Instructions for the task | Retype only the lines running from the line that contains "Convert this chart to Bokeh code." to the line that contains "x_range = FactorRange(factors=years, range_padding=0)", inclusive, and leave the pictures behind.

Entries with chart source code |
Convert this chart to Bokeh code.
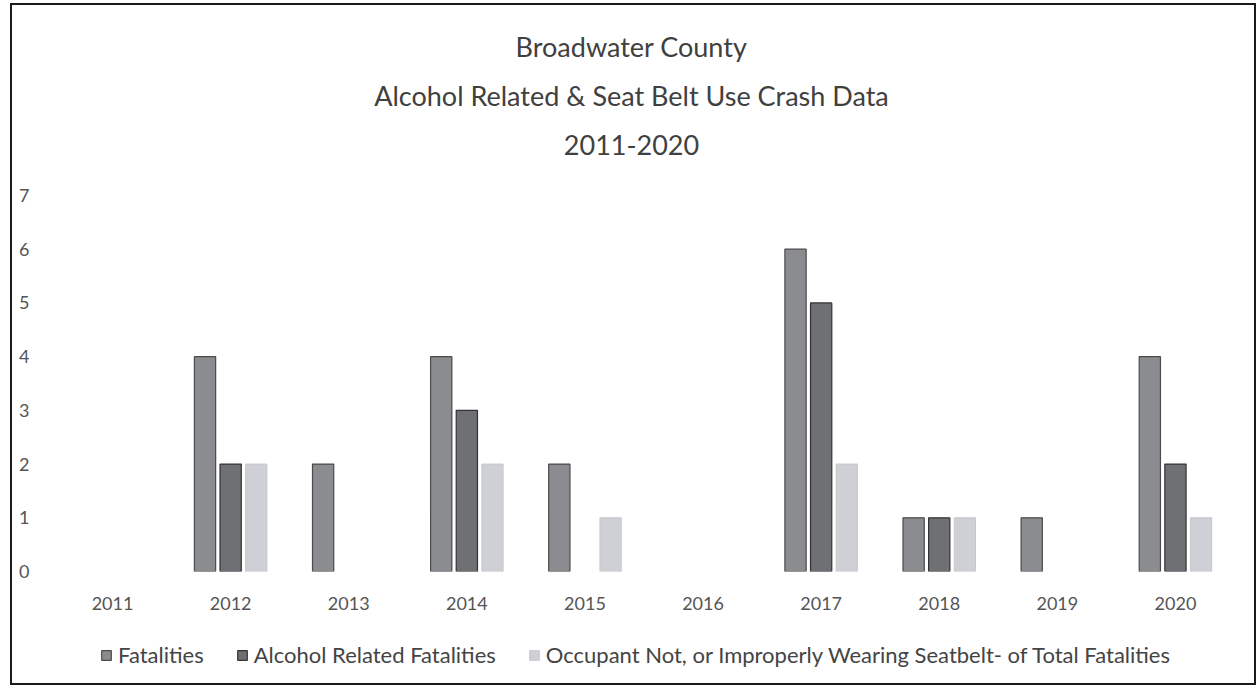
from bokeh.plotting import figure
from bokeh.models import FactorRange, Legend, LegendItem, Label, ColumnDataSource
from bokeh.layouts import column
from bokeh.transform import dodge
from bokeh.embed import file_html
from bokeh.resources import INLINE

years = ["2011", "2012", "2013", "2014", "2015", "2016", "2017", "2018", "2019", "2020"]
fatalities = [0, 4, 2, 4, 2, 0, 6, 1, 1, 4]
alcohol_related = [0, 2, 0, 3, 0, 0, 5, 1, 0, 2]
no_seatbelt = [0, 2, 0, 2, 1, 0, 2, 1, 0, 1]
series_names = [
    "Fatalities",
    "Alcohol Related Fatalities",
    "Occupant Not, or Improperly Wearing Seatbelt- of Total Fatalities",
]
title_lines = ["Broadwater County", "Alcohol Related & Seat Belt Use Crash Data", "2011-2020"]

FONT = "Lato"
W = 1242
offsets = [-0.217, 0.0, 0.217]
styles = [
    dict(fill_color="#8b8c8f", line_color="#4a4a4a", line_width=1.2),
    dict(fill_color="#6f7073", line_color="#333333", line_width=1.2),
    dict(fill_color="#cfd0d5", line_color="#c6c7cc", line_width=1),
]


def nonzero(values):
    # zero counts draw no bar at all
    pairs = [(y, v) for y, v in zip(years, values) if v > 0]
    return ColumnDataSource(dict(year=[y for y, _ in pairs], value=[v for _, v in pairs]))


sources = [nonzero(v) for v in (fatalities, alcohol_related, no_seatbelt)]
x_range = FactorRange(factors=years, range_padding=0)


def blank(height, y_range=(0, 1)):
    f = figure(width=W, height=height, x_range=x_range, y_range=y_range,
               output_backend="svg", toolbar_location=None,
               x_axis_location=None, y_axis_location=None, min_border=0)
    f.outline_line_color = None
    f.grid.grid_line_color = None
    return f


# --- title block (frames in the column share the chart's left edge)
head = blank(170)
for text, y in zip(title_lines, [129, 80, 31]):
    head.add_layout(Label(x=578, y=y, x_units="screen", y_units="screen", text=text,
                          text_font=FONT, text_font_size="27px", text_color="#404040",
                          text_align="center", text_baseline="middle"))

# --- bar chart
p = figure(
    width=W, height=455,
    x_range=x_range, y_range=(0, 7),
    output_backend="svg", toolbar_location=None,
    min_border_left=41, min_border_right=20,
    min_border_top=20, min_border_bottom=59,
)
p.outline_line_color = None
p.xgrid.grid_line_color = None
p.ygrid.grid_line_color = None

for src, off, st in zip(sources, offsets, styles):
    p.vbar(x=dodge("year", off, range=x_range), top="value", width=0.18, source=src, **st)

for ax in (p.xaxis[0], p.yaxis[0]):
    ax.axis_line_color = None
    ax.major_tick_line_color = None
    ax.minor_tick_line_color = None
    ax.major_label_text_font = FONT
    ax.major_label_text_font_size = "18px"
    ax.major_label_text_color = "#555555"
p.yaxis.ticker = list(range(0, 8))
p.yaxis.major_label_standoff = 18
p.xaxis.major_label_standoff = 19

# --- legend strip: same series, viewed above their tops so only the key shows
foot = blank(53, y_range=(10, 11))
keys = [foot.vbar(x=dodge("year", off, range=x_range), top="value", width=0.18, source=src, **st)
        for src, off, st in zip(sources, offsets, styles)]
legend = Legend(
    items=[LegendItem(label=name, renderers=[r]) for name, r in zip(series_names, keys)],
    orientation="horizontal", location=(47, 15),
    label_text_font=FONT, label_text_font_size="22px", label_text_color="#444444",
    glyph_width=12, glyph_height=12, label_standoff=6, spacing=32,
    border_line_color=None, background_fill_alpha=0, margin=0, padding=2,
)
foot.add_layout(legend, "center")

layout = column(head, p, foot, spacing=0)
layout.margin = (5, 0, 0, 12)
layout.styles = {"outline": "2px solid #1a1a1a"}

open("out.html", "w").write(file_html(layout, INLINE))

---

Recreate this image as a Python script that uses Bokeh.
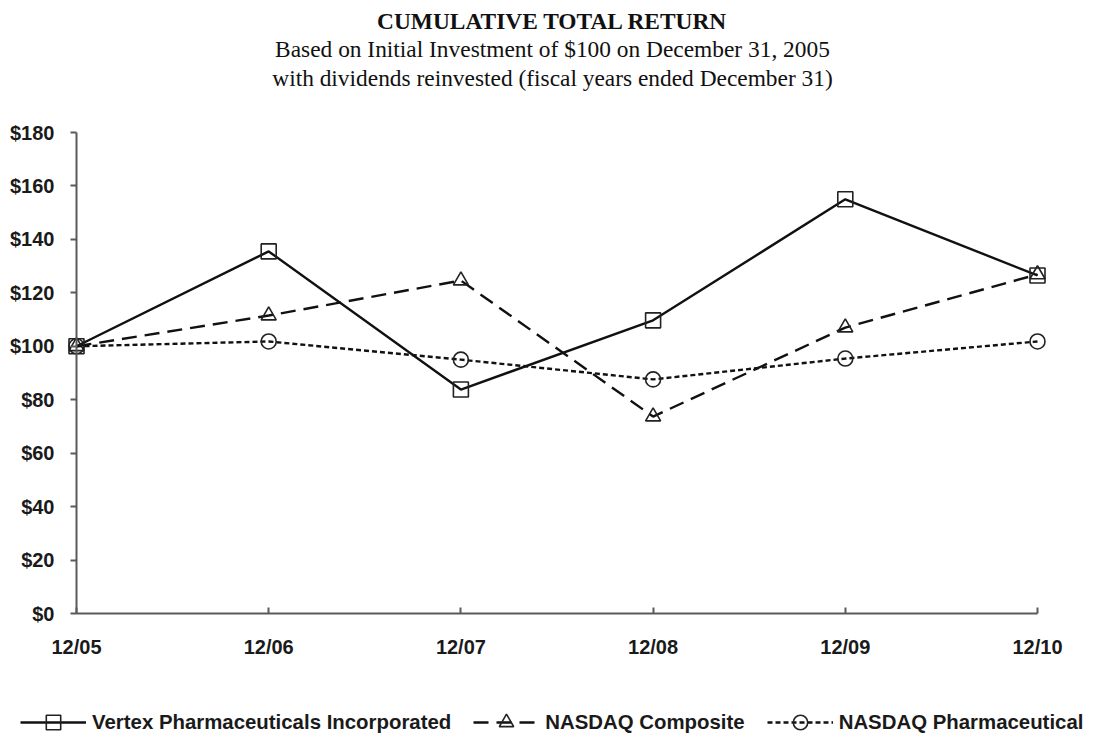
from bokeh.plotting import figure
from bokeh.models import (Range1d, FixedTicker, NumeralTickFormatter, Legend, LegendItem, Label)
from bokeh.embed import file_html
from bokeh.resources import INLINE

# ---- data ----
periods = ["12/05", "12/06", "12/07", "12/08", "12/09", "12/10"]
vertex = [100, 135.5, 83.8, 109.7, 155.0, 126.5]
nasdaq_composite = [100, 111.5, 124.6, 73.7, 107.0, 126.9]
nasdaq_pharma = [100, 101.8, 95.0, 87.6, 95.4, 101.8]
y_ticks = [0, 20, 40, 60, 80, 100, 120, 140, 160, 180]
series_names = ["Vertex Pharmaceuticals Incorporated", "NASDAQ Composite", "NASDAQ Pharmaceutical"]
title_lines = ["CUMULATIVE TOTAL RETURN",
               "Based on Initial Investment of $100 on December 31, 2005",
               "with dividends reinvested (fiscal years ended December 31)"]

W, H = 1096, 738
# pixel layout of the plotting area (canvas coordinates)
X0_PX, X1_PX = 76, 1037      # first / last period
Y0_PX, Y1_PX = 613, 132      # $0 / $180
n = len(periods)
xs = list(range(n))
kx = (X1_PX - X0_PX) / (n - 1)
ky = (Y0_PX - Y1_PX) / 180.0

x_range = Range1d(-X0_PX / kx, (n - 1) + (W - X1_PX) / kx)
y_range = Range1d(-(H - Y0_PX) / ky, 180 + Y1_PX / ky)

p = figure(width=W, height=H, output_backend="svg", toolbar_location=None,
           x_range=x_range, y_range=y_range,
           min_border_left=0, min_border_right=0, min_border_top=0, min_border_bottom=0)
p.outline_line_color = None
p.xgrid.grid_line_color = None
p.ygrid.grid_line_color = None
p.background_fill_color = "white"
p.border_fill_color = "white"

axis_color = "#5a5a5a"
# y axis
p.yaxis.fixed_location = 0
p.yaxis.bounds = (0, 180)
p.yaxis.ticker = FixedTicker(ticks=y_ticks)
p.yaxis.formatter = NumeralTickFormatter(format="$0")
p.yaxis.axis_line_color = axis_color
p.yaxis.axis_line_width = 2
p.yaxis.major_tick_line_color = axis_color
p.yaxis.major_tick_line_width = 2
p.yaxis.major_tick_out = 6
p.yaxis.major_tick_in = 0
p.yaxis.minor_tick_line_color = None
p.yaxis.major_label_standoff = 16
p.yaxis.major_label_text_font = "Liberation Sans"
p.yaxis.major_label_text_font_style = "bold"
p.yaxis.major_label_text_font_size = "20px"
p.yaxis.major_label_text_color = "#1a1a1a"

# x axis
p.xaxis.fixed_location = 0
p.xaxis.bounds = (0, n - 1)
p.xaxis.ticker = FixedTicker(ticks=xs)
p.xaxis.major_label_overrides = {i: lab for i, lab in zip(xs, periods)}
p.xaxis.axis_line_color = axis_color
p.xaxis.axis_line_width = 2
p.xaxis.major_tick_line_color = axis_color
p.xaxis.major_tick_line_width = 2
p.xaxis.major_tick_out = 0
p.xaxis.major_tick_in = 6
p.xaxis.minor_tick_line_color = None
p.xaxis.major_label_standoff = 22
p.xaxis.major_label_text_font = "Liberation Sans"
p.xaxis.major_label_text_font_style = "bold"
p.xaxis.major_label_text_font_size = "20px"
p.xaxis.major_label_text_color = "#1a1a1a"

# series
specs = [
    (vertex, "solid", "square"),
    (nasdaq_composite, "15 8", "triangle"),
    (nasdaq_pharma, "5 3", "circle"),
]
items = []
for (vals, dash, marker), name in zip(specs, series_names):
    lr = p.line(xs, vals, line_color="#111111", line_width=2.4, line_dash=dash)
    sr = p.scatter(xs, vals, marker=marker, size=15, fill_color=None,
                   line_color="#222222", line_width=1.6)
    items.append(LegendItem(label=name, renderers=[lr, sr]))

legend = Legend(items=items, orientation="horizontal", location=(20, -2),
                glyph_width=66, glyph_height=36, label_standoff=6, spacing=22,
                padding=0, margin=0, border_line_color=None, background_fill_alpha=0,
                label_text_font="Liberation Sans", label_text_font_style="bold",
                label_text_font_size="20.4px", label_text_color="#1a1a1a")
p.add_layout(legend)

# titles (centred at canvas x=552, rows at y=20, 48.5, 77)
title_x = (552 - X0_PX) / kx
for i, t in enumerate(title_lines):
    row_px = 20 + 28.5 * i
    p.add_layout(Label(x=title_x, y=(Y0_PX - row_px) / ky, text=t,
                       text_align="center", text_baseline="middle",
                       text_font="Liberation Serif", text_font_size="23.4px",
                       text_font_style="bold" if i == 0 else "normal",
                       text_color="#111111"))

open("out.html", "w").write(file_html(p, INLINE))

Written response |
Convert this chart to Bokeh code.
from bokeh.plotting import figure
from bokeh.models import FactorRange, Legend, LegendItem, Label, ColumnDataSource
from bokeh.layouts import column
from bokeh.transform import dodge
from bokeh.embed import file_html
from bokeh.resources import INLINE

years = ["2011", "2012", "2013", "2014", "2015", "2016", "2017", "2018", "2019", "2020"]
fatalities = [0, 4, 2, 4, 2, 0, 6, 1, 1, 4]
alcohol_related = [0, 2, 0, 3, 0, 0, 5, 1, 0, 2]
no_seatbelt = [0, 2, 0, 2, 1, 0, 2, 1, 0, 1]
series_names = [
    "Fatalities",
    "Alcohol Related Fatalities",
    "Occupant Not, or Improperly Wearing Seatbelt- of Total Fatalities",
]
title_lines = ["Broadwater County", "Alcohol Related & Seat Belt Use Crash Data", "2011-2020"]

FONT = "Lato"
W = 1242
offsets = [-0.217, 0.0, 0.217]
styles = [
    dict(fill_color="#8b8c8f", line_color="#4a4a4a", line_width=1.2),
    dict(fill_color="#6f7073", line_color="#333333", line_width=1.2),
    dict(fill_color="#cfd0d5", line_color="#c6c7cc", line_width=1),
]


def nonzero(values):
    # zero counts draw no bar at all
    pairs = [(y, v) for y, v in zip(years, values) if v > 0]
    return ColumnDataSource(dict(year=[y for y, _ in pairs], value=[v for _, v in pairs]))


sources = [nonzero(v) for v in (fatalities, alcohol_related, no_seatbelt)]
x_range = FactorRange(factors=years, range_padding=0)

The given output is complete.